Information shown:
┌──

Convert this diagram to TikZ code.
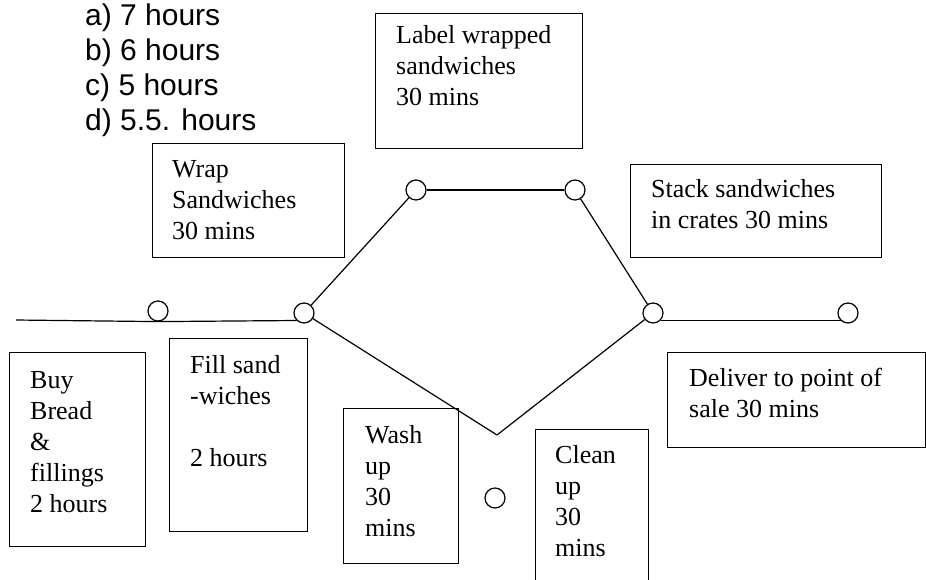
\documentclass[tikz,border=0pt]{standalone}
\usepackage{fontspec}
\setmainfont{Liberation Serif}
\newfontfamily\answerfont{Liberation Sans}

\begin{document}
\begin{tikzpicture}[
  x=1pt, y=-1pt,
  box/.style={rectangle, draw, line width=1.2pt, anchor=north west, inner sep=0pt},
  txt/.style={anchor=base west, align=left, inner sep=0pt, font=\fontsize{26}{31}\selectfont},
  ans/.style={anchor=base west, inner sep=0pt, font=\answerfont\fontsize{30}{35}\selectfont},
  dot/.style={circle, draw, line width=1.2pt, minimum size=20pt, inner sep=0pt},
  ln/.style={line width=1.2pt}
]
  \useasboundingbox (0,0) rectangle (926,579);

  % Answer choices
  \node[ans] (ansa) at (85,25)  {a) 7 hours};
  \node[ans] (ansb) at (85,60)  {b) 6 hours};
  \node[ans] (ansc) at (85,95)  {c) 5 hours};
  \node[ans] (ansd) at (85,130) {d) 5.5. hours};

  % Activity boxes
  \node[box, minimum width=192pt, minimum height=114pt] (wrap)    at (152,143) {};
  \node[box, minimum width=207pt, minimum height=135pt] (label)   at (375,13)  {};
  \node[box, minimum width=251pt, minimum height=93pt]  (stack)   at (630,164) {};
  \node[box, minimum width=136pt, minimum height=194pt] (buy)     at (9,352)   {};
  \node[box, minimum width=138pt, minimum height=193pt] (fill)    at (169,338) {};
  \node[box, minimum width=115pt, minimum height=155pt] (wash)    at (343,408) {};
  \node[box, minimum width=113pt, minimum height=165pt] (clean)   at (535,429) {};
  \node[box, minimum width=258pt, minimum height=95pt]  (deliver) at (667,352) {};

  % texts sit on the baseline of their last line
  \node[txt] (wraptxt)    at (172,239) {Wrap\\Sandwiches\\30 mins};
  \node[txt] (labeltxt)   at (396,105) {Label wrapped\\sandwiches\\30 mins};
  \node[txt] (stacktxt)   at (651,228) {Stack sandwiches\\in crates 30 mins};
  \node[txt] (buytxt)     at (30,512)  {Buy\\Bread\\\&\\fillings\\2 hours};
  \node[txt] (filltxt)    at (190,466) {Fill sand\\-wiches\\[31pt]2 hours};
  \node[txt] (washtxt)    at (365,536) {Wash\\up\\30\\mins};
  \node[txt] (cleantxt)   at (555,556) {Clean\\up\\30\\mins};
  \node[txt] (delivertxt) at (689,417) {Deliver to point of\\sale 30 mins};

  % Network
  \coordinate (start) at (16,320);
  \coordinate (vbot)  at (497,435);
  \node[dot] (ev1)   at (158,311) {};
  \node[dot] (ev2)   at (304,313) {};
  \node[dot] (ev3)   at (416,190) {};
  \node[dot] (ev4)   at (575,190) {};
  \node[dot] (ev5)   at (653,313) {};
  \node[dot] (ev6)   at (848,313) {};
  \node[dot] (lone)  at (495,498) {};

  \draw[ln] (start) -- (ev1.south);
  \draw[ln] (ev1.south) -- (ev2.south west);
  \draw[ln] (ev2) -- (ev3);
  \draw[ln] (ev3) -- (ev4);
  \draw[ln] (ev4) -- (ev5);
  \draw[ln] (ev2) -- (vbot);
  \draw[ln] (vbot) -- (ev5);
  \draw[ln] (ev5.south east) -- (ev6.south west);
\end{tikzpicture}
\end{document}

└──
┌──

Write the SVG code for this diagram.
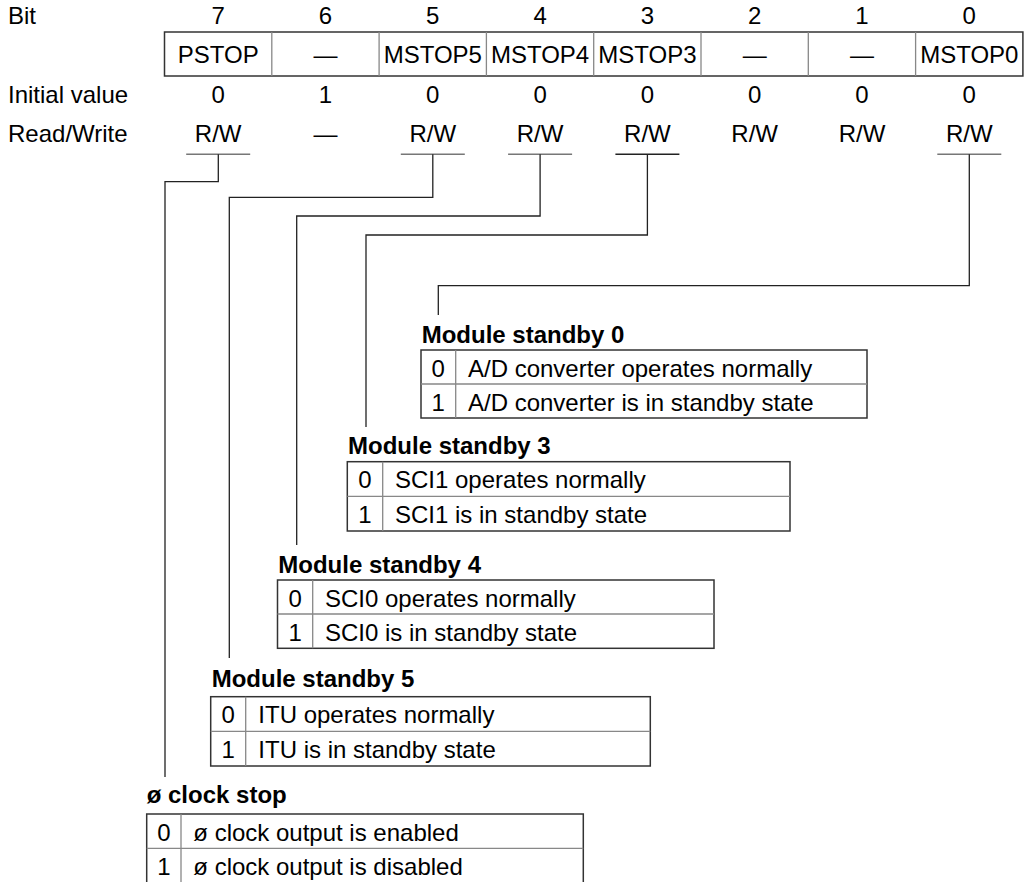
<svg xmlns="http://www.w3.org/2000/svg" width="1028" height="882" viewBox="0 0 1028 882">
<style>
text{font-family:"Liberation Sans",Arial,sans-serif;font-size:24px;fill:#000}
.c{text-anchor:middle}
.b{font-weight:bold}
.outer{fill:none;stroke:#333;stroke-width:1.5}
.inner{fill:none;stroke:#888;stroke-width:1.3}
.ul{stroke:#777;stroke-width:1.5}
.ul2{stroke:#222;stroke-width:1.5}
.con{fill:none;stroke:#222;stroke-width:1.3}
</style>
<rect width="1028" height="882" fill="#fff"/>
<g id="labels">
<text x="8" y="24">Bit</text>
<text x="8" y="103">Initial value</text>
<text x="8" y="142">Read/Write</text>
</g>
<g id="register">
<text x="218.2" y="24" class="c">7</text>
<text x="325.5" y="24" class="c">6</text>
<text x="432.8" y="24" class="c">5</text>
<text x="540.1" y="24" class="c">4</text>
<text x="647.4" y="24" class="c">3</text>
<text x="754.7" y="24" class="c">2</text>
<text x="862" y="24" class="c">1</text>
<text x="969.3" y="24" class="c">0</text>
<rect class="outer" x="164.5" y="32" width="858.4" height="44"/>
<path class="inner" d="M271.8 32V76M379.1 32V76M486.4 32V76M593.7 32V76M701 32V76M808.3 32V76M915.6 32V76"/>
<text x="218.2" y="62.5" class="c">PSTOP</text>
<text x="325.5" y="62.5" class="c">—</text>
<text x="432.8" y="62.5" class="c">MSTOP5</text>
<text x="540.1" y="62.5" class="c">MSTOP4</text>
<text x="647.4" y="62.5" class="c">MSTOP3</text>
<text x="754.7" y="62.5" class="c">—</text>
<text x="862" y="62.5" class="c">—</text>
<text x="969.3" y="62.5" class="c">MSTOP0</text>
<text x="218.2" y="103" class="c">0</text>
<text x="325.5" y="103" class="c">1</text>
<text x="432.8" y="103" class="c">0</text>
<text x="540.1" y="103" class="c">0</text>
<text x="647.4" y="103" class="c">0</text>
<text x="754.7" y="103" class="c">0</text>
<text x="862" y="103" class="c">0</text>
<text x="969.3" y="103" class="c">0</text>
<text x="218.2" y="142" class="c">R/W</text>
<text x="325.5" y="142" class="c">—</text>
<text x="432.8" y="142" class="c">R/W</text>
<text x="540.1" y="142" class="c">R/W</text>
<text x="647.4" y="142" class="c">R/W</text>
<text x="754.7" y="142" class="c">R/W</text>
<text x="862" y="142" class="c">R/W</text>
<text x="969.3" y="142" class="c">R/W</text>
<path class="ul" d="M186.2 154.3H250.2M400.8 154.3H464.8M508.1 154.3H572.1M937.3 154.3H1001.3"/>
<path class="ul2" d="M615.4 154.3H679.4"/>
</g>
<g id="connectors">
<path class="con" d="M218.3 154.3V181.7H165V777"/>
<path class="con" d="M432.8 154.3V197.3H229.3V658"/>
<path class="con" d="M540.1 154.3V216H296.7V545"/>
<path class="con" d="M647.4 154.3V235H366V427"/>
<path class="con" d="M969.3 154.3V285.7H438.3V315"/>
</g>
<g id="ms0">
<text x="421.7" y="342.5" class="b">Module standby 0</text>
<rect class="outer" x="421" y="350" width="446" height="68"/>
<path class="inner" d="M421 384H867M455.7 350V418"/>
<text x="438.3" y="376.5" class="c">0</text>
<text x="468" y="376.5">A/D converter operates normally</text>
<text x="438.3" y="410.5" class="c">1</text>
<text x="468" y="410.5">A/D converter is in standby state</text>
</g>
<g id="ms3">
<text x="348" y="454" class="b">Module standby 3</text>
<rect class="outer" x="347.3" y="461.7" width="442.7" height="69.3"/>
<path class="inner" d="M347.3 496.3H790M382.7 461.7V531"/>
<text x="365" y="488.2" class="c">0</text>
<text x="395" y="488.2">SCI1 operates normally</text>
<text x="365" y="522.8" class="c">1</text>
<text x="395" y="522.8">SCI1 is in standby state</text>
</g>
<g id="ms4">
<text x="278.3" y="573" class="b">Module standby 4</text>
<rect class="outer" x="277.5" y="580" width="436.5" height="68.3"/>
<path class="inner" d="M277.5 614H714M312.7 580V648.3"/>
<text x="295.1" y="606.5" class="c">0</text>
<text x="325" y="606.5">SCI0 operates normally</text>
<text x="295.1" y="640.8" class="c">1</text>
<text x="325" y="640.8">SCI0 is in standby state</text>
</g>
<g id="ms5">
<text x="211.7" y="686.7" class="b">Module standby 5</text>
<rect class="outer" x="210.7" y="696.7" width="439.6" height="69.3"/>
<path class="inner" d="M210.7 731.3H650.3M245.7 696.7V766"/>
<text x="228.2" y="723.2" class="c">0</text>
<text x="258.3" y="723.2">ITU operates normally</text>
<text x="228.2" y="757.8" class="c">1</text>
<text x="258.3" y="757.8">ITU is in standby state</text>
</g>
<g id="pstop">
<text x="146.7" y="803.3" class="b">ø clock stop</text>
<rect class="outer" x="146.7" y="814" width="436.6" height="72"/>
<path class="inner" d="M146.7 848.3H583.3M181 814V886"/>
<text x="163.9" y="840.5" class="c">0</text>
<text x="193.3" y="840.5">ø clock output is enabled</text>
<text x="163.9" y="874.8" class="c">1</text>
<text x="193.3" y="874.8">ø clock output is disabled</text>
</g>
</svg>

└──
┌──

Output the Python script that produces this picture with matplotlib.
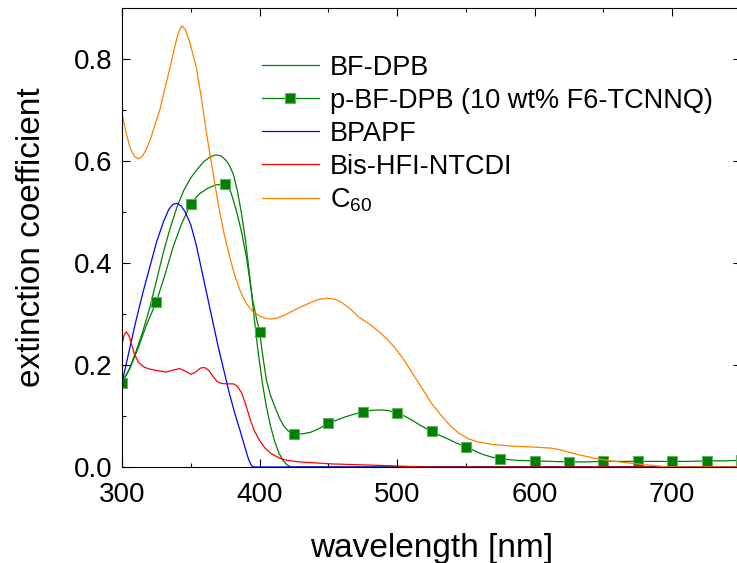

└──

Direction: In the listing above, find the line with "Convert this diagram to TikZ code." and the line with "minimum width=258pt, minimum". Set down exactly those lines and everything between them, skipping pictures.

Output:
Convert this diagram to TikZ code.
\documentclass[tikz,border=0pt]{standalone}
\usepackage{fontspec}
\setmainfont{Liberation Serif}
\newfontfamily\answerfont{Liberation Sans}

\begin{document}
\begin{tikzpicture}[
  x=1pt, y=-1pt,
  box/.style={rectangle, draw, line width=1.2pt, anchor=north west, inner sep=0pt},
  txt/.style={anchor=base west, align=left, inner sep=0pt, font=\fontsize{26}{31}\selectfont},
  ans/.style={anchor=base west, inner sep=0pt, font=\answerfont\fontsize{30}{35}\selectfont},
  dot/.style={circle, draw, line width=1.2pt, minimum size=20pt, inner sep=0pt},
  ln/.style={line width=1.2pt}
]
  \useasboundingbox (0,0) rectangle (926,579);

  % Answer choices
  \node[ans] (ansa) at (85,25)  {a) 7 hours};
  \node[ans] (ansb) at (85,60)  {b) 6 hours};
  \node[ans] (ansc) at (85,95)  {c) 5 hours};
  \node[ans] (ansd) at (85,130) {d) 5.5. hours};

  % Activity boxes
  \node[box, minimum width=192pt, minimum height=114pt] (wrap)    at (152,143) {};
  \node[box, minimum width=207pt, minimum height=135pt] (label)   at (375,13)  {};
  \node[box, minimum width=251pt, minimum height=93pt]  (stack)   at (630,164) {};
  \node[box, minimum width=136pt, minimum height=194pt] (buy)     at (9,352)   {};
  \node[box, minimum width=138pt, minimum height=193pt] (fill)    at (169,338) {};
  \node[box, minimum width=115pt, minimum height=155pt] (wash)    at (343,408) {};
  \node[box, minimum width=113pt, minimum height=165pt] (clean)   at (535,429) {};
  \node[box, minimum width=258pt, minimum height=95pt]  (deliver) at (667,352) {};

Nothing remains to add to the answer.